# TASK DETAILS:
Omit all pictures. Copy the rest of the material exactly.

# EXTRACTED INFORMATION:
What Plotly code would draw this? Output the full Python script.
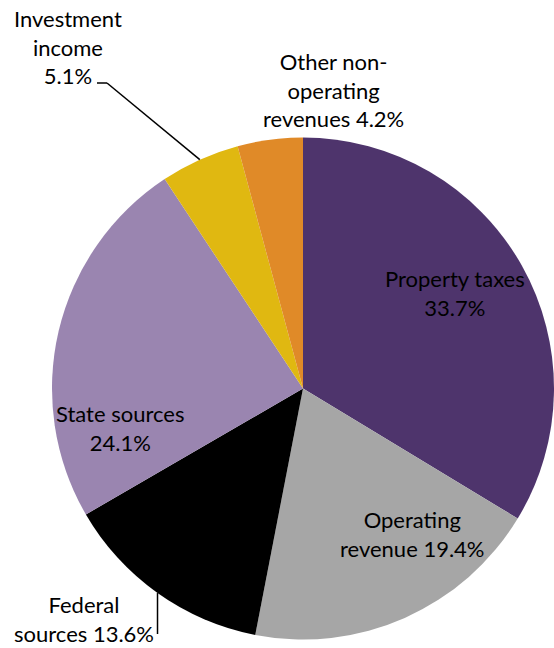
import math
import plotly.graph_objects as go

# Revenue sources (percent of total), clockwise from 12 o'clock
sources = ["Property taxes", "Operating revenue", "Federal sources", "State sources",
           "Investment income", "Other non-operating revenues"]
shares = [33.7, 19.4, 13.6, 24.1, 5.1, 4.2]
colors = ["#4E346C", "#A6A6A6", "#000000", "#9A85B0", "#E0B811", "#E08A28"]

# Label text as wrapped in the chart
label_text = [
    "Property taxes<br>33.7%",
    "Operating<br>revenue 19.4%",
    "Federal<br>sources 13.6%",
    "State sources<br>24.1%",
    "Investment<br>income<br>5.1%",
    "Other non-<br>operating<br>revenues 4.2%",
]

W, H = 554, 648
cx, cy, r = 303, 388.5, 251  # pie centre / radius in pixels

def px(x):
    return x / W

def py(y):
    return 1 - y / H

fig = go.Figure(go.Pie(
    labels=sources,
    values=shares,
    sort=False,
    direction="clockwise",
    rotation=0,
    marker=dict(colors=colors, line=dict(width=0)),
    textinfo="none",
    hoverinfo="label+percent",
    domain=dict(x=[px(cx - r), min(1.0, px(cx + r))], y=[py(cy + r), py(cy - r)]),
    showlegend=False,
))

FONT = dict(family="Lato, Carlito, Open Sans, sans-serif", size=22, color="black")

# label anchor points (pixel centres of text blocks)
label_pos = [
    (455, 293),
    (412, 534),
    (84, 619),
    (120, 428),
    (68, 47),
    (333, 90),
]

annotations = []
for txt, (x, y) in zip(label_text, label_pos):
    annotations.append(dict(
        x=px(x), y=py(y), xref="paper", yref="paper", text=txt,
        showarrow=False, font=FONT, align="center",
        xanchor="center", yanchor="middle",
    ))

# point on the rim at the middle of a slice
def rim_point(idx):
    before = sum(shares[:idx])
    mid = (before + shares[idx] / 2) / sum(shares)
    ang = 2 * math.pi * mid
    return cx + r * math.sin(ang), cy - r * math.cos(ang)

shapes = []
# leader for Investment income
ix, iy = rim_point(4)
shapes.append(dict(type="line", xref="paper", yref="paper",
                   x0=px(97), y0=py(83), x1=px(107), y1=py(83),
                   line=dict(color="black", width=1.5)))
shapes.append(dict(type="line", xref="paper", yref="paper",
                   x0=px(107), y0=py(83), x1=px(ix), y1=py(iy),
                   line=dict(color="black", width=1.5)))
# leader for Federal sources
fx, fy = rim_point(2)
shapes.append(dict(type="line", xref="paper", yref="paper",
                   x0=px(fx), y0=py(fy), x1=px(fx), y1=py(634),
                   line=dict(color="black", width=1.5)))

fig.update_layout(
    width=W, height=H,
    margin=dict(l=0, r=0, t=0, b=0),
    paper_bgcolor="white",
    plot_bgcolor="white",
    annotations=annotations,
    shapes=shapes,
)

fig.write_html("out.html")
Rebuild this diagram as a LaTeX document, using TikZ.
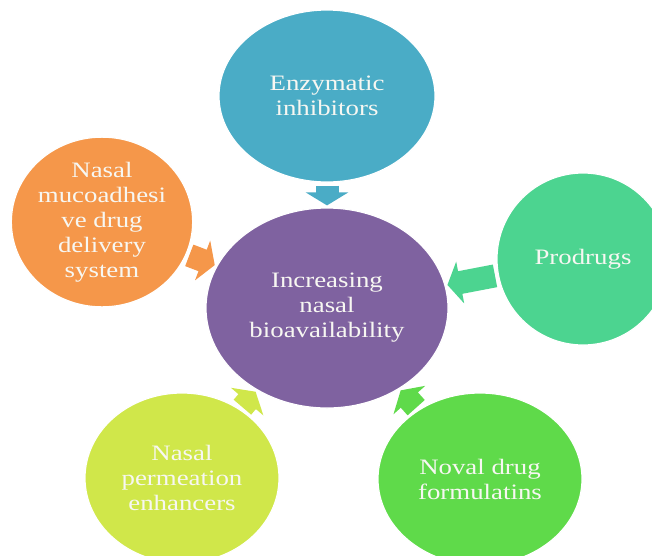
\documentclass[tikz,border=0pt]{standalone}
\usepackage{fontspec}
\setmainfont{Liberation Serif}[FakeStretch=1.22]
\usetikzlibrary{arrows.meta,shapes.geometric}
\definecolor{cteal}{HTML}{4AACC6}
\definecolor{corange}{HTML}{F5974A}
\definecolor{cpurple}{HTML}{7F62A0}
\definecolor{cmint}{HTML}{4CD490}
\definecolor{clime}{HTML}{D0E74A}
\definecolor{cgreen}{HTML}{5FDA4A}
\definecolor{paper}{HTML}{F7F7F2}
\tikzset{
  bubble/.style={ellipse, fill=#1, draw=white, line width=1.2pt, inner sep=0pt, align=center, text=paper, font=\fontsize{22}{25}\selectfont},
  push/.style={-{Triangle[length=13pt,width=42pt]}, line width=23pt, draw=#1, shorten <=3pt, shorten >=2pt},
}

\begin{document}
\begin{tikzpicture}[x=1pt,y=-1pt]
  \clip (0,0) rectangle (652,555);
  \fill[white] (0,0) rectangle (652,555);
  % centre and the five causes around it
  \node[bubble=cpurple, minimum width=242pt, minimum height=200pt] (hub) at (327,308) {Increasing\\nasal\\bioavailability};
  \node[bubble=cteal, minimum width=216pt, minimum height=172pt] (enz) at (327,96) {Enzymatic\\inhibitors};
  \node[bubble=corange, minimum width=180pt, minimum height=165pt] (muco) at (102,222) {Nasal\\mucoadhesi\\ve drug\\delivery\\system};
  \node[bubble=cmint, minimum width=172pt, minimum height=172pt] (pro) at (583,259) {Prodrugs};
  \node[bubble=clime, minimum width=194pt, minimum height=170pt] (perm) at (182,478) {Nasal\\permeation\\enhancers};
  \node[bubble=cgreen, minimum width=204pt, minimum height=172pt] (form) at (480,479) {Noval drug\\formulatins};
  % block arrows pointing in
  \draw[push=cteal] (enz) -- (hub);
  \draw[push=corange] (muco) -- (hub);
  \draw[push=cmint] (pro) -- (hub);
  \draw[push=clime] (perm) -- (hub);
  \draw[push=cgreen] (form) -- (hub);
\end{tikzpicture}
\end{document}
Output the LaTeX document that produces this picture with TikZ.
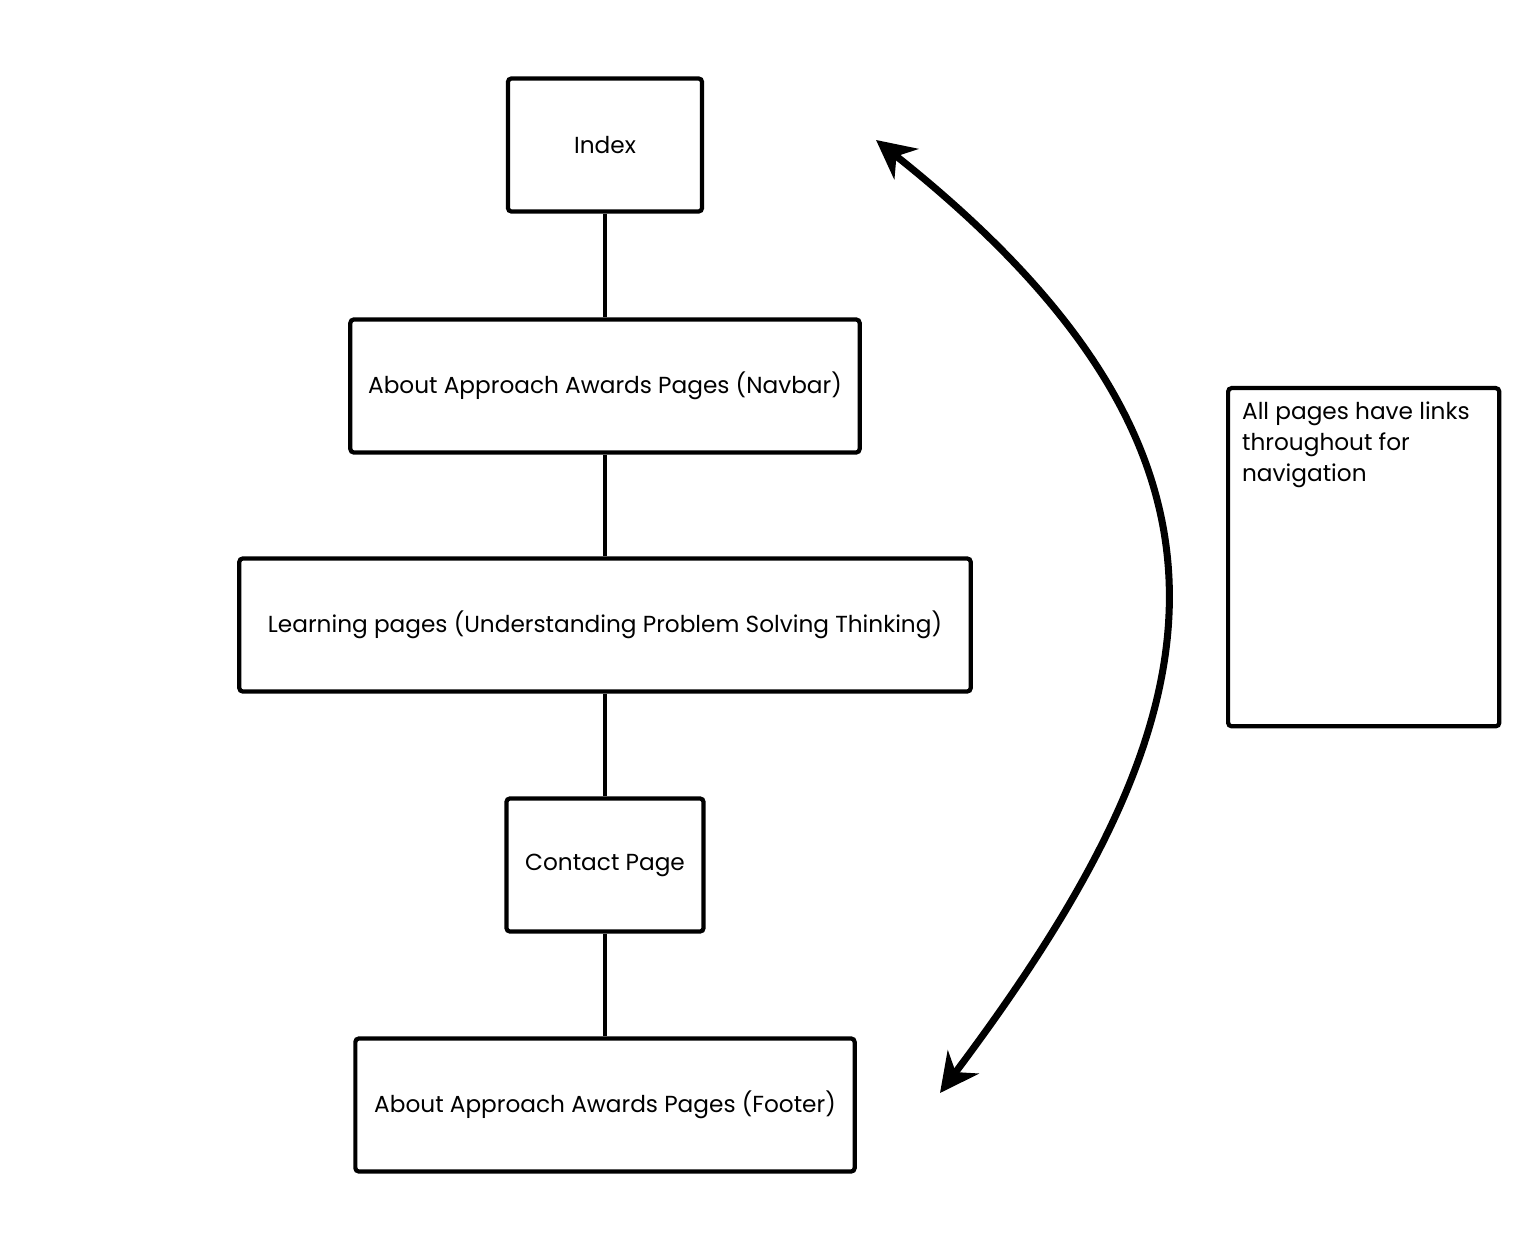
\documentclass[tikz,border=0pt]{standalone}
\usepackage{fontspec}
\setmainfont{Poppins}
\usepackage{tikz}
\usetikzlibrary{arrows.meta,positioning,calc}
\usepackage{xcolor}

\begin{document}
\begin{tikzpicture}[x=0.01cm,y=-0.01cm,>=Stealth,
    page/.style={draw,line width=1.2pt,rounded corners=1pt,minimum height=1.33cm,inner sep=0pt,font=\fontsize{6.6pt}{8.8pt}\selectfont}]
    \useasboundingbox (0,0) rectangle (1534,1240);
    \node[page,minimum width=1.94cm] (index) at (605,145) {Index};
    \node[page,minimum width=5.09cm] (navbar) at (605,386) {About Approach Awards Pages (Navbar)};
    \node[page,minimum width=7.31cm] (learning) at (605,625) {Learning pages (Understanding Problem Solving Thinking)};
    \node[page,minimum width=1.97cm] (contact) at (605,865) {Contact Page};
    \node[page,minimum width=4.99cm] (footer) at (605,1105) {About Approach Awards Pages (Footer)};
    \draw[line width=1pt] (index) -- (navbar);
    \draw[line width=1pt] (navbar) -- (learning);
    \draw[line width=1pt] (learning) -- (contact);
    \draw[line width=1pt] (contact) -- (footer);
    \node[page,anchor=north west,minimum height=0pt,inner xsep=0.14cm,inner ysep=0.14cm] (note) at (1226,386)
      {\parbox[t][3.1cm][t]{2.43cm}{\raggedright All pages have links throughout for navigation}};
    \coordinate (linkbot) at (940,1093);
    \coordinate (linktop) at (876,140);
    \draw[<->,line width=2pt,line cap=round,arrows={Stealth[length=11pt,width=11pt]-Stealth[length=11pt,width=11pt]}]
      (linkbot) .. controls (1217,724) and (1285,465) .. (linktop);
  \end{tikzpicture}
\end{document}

# RESPONSE FOR THIS EXERCISE:
What Plotly code would draw this? Output the full Python script.
import math
import plotly.graph_objects as go

# Revenue sources (percent of total), clockwise from 12 o'clock
sources = ["Property taxes", "Operating revenue", "Federal sources", "State sources",
           "Investment income", "Other non-operating revenues"]
shares = [33.7, 19.4, 13.6, 24.1, 5.1, 4.2]
colors = ["#4E346C", "#A6A6A6", "#000000", "#9A85B0", "#E0B811", "#E08A28"]

# Label text as wrapped in the chart
label_text = [
    "Property taxes<br>33.7%",
    "Operating<br>revenue 19.4%",
    "Federal<br>sources 13.6%",
    "State sources<br>24.1%",
    "Investment<br>income<br>5.1%",
    "Other non-<br>operating<br>revenues 4.2%",
]

W, H = 554, 648
cx, cy, r = 303, 388.5, 251  # pie centre / radius in pixels

def px(x):
    return x / W

def py(y):
    return 1 - y / H

fig = go.Figure(go.Pie(
    labels=sources,
    values=shares,
    sort=False,
    direction="clockwise",
    rotation=0,
    marker=dict(colors=colors, line=dict(width=0)),
    textinfo="none",
    hoverinfo="label+percent",
    domain=dict(x=[px(cx - r), min(1.0, px(cx + r))], y=[py(cy + r), py(cy - r)]),
    showlegend=False,
))

FONT = dict(family="Lato, Carlito, Open Sans, sans-serif", size=22, color="black")

# label anchor points (pixel centres of text blocks)
label_pos = [
    (455, 293),
    (412, 534),
    (84, 619),
    (120, 428),
    (68, 47),
    (333, 90),
]

annotations = []
for txt, (x, y) in zip(label_text, label_pos):
    annotations.append(dict(
        x=px(x), y=py(y), xref="paper", yref="paper", text=txt,
        showarrow=False, font=FONT, align="center",
        xanchor="center", yanchor="middle",
    ))

# point on the rim at the middle of a slice
def rim_point(idx):
    before = sum(shares[:idx])
    mid = (before + shares[idx] / 2) / sum(shares)
    ang = 2 * math.pi * mid
    return cx + r * math.sin(ang), cy - r * math.cos(ang)

shapes = []
# leader for Investment income
ix, iy = rim_point(4)
shapes.append(dict(type="line", xref="paper", yref="paper",
                   x0=px(97), y0=py(83), x1=px(107), y1=py(83),
                   line=dict(color="black", width=1.5)))
shapes.append(dict(type="line", xref="paper", yref="paper",
                   x0=px(107), y0=py(83), x1=px(ix), y1=py(iy),
                   line=dict(color="black", width=1.5)))
# leader for Federal sources
fx, fy = rim_point(2)
shapes.append(dict(type="line", xref="paper", yref="paper",
                   x0=px(fx), y0=py(fy), x1=px(fx), y1=py(634),
                   line=dict(color="black", width=1.5)))

fig.update_layout(
    width=W, height=H,
    margin=dict(l=0, r=0, t=0, b=0),
    paper_bgcolor="white",
    plot_bgcolor="white",
    annotations=annotations,
    shapes=shapes,
)

fig.write_html("out.html")
Rebuild this diagram as a LaTeX document, using TikZ.
\documentclass[tikz,border=0pt]{standalone}
\usepackage{fontspec}
\setmainfont{Liberation Serif}[FakeStretch=1.22]
\usetikzlibrary{arrows.meta,shapes.geometric}
\definecolor{cteal}{HTML}{4AACC6}
\definecolor{corange}{HTML}{F5974A}
\definecolor{cpurple}{HTML}{7F62A0}
\definecolor{cmint}{HTML}{4CD490}
\definecolor{clime}{HTML}{D0E74A}
\definecolor{cgreen}{HTML}{5FDA4A}
\definecolor{paper}{HTML}{F7F7F2}
\tikzset{
  bubble/.style={ellipse, fill=#1, draw=white, line width=1.2pt, inner sep=0pt, align=center, text=paper, font=\fontsize{22}{25}\selectfont},
  push/.style={-{Triangle[length=13pt,width=42pt]}, line width=23pt, draw=#1, shorten <=3pt, shorten >=2pt},
}

\begin{document}
\begin{tikzpicture}[x=1pt,y=-1pt]
  \clip (0,0) rectangle (652,555);
  \fill[white] (0,0) rectangle (652,555);
  % centre and the five causes around it
  \node[bubble=cpurple, minimum width=242pt, minimum height=200pt] (hub) at (327,308) {Increasing\\nasal\\bioavailability};
  \node[bubble=cteal, minimum width=216pt, minimum height=172pt] (enz) at (327,96) {Enzymatic\\inhibitors};
  \node[bubble=corange, minimum width=180pt, minimum height=165pt] (muco) at (102,222) {Nasal\\mucoadhesi\\ve drug\\delivery\\system};
  \node[bubble=cmint, minimum width=172pt, minimum height=172pt] (pro) at (583,259) {Prodrugs};
  \node[bubble=clime, minimum width=194pt, minimum height=170pt] (perm) at (182,478) {Nasal\\permeation\\enhancers};
  \node[bubble=cgreen, minimum width=204pt, minimum height=172pt] (form) at (480,479) {Noval drug\\formulatins};
  % block arrows pointing in
  \draw[push=cteal] (enz) -- (hub);
  \draw[push=corange] (muco) -- (hub);
  \draw[push=cmint] (pro) -- (hub);
  \draw[push=clime] (perm) -- (hub);
  \draw[push=cgreen] (form) -- (hub);
\end{tikzpicture}
\end{document}
Output the LaTeX document that produces this picture with TikZ.
\documentclass[tikz,border=0pt]{standalone}
\usepackage{fontspec}
\setmainfont{Poppins}
\usepackage{tikz}
\usetikzlibrary{arrows.meta,positioning,calc}
\usepackage{xcolor}

\begin{document}
\begin{tikzpicture}[x=0.01cm,y=-0.01cm,>=Stealth,
    page/.style={draw,line width=1.2pt,rounded corners=1pt,minimum height=1.33cm,inner sep=0pt,font=\fontsize{6.6pt}{8.8pt}\selectfont}]
    \useasboundingbox (0,0) rectangle (1534,1240);
    \node[page,minimum width=1.94cm] (index) at (605,145) {Index};
    \node[page,minimum width=5.09cm] (navbar) at (605,386) {About Approach Awards Pages (Navbar)};
    \node[page,minimum width=7.31cm] (learning) at (605,625) {Learning pages (Understanding Problem Solving Thinking)};
    \node[page,minimum width=1.97cm] (contact) at (605,865) {Contact Page};
    \node[page,minimum width=4.99cm] (footer) at (605,1105) {About Approach Awards Pages (Footer)};
    \draw[line width=1pt] (index) -- (navbar);
    \draw[line width=1pt] (navbar) -- (learning);
    \draw[line width=1pt] (learning) -- (contact);
    \draw[line width=1pt] (contact) -- (footer);
    \node[page,anchor=north west,minimum height=0pt,inner xsep=0.14cm,inner ysep=0.14cm] (note) at (1226,386)
      {\parbox[t][3.1cm][t]{2.43cm}{\raggedright All pages have links throughout for navigation}};
    \coordinate (linkbot) at (940,1093);
    \coordinate (linktop) at (876,140);
    \draw[<->,line width=2pt,line cap=round,arrows={Stealth[length=11pt,width=11pt]-Stealth[length=11pt,width=11pt]}]
      (linkbot) .. controls (1217,724) and (1285,465) .. (linktop);
  \end{tikzpicture}
\end{document}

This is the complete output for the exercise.